In the meantime, the worst thing we can do is to call for unity in the GOP. There is hope for the party if we can reclaim our focus around the principles we were founded on to begin with. Once that happens, the GOP might actually get somewhere.

6 Responses to “Why the Republican Party Should Not Unite – Yet”

  1. Lightly Amused March 1, 2014 at 6:19 am

    Of course, there’s also the claims that the ‘civil war’ within the GOP will crush it’s chances to re-form any significant power in either house. Which is, of course, where the call to oust the tea party comes from; an attempt to cut off a (supposedly) gangrenous limb.

    Besides, aren’t you just calling for unity via bloodletting, rather than calm and careful discussion?

    • Again, my point is that we can have no real political victory until we decide who we are. Think about it from a marketing perspective. It’s premature to take to the airways and try to convince people to buy when we’re not even sure what our product is.

      As far as “bloodletting” goes, I think (and hope) “calm and careful discussion” will be a part of the process. I used the term “fighting it out” as an analogy.

      Thanks for commenting!

      • Lightly Amused March 1, 2014 at 11:10 pm

        I think the Tea Party has made it’s particular product pretty clear; they’re anti-taxes on tea and stamps.

        Other than that, they seem ineffective except within their own hyper-reality. Which, I mean, they’re welcome to, but it confuses me when they insist on being an element of the GOP.

        As for a ‘political victory’; it’s confusing to me that the further right you go, the more important it is to be the only voice speaking. Which is not to tout the virtues of the babbling choir of the super-left, of course, but the need to shove (and shove, and shove) for ‘victory’, rather than acknowledging that maybe ‘unity’ isn’t the way to get there. Seems more like ‘clarity’ would be your goal if that’s what you wanted.
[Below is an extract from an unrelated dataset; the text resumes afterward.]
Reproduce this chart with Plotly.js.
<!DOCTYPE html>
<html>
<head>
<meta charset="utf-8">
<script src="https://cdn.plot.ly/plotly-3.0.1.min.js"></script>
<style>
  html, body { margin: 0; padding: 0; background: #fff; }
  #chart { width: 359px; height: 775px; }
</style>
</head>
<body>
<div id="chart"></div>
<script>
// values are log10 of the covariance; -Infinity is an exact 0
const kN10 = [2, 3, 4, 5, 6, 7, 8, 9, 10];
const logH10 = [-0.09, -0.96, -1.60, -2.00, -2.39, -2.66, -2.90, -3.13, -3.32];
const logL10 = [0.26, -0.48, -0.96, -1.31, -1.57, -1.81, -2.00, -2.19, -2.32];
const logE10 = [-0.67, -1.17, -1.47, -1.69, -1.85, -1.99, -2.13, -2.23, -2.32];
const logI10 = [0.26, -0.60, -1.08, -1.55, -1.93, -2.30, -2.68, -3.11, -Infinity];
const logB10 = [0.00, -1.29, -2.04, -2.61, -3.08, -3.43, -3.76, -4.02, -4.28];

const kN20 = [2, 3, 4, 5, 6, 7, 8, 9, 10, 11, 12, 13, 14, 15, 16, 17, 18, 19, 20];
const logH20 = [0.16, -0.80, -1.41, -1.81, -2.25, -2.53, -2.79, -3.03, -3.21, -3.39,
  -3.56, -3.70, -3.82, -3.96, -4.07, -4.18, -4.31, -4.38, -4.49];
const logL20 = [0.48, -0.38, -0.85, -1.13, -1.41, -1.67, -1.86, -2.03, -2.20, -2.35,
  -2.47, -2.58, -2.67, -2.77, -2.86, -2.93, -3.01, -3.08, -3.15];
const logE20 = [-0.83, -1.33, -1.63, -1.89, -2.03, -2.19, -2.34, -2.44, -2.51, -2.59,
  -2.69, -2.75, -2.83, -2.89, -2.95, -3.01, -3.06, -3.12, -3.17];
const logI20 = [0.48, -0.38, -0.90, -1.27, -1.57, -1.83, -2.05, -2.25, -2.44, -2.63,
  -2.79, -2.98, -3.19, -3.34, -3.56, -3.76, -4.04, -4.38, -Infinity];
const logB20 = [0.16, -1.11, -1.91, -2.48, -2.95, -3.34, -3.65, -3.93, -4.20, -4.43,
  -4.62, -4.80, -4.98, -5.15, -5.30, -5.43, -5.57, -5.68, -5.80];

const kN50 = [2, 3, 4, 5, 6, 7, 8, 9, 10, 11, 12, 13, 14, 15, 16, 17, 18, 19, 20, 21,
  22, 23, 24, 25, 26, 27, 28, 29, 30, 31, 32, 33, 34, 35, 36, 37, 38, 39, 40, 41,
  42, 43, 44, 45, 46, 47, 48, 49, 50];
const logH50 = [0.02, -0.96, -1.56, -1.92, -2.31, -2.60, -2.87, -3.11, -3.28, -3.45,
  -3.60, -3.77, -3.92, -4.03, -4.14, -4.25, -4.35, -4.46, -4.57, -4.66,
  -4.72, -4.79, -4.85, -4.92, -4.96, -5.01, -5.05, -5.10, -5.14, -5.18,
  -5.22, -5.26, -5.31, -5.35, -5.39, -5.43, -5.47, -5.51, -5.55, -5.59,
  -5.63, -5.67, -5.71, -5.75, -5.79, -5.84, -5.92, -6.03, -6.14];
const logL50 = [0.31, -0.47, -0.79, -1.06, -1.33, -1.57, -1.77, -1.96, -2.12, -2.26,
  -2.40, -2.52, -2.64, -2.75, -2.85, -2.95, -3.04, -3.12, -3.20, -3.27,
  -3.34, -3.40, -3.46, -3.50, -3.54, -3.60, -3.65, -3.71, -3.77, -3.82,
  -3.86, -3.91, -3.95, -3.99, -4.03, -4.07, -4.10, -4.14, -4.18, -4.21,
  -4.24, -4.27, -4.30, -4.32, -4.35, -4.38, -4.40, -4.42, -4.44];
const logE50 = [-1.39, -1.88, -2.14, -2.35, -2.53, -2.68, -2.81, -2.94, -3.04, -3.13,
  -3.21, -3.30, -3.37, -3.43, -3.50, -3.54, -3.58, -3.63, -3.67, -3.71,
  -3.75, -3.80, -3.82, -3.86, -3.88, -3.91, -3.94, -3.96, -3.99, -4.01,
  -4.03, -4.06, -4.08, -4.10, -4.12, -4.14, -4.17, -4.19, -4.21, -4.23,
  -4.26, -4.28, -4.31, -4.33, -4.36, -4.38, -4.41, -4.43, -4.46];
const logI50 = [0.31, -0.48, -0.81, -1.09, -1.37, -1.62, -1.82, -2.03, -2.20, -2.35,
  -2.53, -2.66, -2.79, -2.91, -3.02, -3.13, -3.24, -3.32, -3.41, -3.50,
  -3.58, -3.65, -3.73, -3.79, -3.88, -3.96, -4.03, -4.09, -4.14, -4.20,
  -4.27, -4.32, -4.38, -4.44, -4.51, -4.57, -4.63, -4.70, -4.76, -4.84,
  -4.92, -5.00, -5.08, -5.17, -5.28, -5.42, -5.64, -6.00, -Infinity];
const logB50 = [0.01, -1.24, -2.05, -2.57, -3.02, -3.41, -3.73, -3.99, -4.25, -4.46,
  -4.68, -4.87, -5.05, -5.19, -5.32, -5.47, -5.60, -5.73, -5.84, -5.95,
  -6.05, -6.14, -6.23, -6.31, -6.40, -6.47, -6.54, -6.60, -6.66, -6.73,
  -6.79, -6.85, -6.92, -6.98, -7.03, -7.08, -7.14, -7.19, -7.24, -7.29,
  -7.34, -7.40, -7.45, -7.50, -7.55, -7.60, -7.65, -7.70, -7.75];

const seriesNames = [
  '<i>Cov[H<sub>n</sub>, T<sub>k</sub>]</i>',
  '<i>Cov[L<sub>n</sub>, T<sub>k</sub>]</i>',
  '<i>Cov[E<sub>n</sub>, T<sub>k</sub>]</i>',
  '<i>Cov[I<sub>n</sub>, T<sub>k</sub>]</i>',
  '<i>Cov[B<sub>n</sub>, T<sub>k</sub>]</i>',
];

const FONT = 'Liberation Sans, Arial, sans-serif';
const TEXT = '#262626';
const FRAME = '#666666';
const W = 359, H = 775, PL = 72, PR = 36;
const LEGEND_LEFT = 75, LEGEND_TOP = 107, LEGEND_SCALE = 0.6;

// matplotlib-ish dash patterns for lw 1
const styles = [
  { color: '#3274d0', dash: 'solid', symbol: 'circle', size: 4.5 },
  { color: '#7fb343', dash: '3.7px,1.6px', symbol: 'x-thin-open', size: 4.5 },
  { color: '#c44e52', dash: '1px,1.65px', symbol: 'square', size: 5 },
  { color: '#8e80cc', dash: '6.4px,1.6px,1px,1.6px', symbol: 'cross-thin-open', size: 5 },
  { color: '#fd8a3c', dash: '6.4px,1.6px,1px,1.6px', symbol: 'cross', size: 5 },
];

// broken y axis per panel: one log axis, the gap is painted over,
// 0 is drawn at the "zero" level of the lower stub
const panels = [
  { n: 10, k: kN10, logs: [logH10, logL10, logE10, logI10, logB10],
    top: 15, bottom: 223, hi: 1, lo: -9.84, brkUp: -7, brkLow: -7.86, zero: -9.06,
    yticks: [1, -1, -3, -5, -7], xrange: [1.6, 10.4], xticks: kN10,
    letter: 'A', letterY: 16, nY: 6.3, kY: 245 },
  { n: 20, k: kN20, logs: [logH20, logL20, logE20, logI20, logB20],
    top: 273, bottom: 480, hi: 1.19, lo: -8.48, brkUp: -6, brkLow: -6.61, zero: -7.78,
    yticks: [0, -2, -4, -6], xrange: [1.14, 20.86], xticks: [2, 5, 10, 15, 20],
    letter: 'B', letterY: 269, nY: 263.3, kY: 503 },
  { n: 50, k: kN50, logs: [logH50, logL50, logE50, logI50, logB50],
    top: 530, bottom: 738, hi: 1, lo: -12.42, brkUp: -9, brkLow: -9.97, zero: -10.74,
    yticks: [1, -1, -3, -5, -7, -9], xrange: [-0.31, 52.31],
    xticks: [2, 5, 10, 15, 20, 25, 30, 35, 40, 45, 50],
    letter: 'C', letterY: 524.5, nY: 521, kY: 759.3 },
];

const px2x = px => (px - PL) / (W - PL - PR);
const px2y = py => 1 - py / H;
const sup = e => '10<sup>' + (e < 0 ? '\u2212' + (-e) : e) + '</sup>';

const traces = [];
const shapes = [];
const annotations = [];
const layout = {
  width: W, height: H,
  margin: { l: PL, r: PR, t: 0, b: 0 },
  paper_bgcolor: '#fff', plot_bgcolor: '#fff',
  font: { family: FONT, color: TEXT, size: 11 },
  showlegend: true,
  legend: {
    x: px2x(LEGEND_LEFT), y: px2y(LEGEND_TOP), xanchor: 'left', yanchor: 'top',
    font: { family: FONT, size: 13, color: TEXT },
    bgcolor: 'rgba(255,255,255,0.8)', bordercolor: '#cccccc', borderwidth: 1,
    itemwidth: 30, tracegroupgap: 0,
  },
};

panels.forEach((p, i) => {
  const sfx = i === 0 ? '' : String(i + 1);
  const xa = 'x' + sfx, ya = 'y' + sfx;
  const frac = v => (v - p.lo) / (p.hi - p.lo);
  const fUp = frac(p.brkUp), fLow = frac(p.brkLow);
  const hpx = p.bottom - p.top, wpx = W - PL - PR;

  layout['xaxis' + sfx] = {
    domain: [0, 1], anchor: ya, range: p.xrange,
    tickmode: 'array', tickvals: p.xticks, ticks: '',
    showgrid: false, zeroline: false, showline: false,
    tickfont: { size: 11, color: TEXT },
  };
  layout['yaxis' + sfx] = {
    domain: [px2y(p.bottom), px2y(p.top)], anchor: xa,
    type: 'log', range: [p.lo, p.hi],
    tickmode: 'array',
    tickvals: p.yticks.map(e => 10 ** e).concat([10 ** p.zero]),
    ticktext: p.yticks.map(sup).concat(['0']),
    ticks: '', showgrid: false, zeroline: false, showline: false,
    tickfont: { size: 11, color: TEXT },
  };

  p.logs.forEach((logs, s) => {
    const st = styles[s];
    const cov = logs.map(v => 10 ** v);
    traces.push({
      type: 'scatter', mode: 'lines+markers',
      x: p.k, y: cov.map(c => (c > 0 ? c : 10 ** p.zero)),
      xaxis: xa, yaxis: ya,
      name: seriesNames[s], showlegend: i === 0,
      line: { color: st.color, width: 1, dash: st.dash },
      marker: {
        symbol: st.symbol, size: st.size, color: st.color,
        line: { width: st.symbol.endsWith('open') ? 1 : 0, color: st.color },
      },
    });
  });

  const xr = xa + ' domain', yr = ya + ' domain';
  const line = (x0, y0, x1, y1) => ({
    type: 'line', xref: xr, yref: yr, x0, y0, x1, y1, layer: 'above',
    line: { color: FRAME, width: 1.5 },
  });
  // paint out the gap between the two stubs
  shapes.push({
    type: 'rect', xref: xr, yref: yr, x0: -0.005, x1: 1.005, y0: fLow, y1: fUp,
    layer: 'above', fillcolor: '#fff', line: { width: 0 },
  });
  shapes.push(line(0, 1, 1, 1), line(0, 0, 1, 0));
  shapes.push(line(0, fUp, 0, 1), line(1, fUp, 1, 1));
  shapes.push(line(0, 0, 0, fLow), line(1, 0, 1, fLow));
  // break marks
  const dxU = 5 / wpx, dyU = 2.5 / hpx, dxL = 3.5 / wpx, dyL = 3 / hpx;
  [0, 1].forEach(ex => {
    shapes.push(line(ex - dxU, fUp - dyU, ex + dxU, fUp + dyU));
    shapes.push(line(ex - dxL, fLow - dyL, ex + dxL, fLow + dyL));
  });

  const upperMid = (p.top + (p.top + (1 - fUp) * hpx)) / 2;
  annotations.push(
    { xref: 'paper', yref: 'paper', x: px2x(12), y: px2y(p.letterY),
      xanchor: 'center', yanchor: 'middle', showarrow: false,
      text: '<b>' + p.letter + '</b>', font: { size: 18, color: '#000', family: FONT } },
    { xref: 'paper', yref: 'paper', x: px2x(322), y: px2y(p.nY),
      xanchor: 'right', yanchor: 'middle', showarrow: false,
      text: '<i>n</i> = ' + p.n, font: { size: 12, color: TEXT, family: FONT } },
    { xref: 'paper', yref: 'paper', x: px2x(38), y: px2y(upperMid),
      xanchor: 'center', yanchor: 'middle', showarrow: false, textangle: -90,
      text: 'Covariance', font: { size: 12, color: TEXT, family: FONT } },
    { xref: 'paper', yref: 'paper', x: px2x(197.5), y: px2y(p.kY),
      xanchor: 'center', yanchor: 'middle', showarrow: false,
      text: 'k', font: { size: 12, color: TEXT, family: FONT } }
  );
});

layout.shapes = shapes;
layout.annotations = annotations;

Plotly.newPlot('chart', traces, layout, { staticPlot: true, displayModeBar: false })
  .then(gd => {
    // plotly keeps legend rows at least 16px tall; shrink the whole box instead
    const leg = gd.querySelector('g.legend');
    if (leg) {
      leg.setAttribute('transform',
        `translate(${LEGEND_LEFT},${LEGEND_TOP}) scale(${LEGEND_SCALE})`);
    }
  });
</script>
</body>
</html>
  2. Anti-taxes on tea and stamps?? LOL!!

    Anyhow, talking it out helps only when you differ in ideas, but share the same values and priorities.

    The Texas Alliance for Life and the Texas Right to Life should talk about the differences they have, for instance, but it would do no good for the Texas Alliance for Life to sit down to the table with Planned Parenthood. Those two organizations have radically different priorities, goals, and values.

    I could be wrong, but I think those same types of differences (just not the same exact ones and to the same degree) are what we’re looking at within the GOP.

    We’ve seen this play out in history before. Talking is worth a try, but I don’t think it will do any good because the differences go deeper than ideas.

  3. “We believe in a Big Tent Republican Party that’s inclusive of all ideas.”

    “We have some ideas and would like to be part of the Republican Party.”

    “Die, infidel teabagger scum!”

  4. Interesting article.

    It’s probably foolish for us to expect any kind of long term planning from a politician, but neither party has explained where we are heading as a society. All we know is low taxes… diversity… opportunity… choice…

    Lots of words with no meaning – lots of plans with no goal.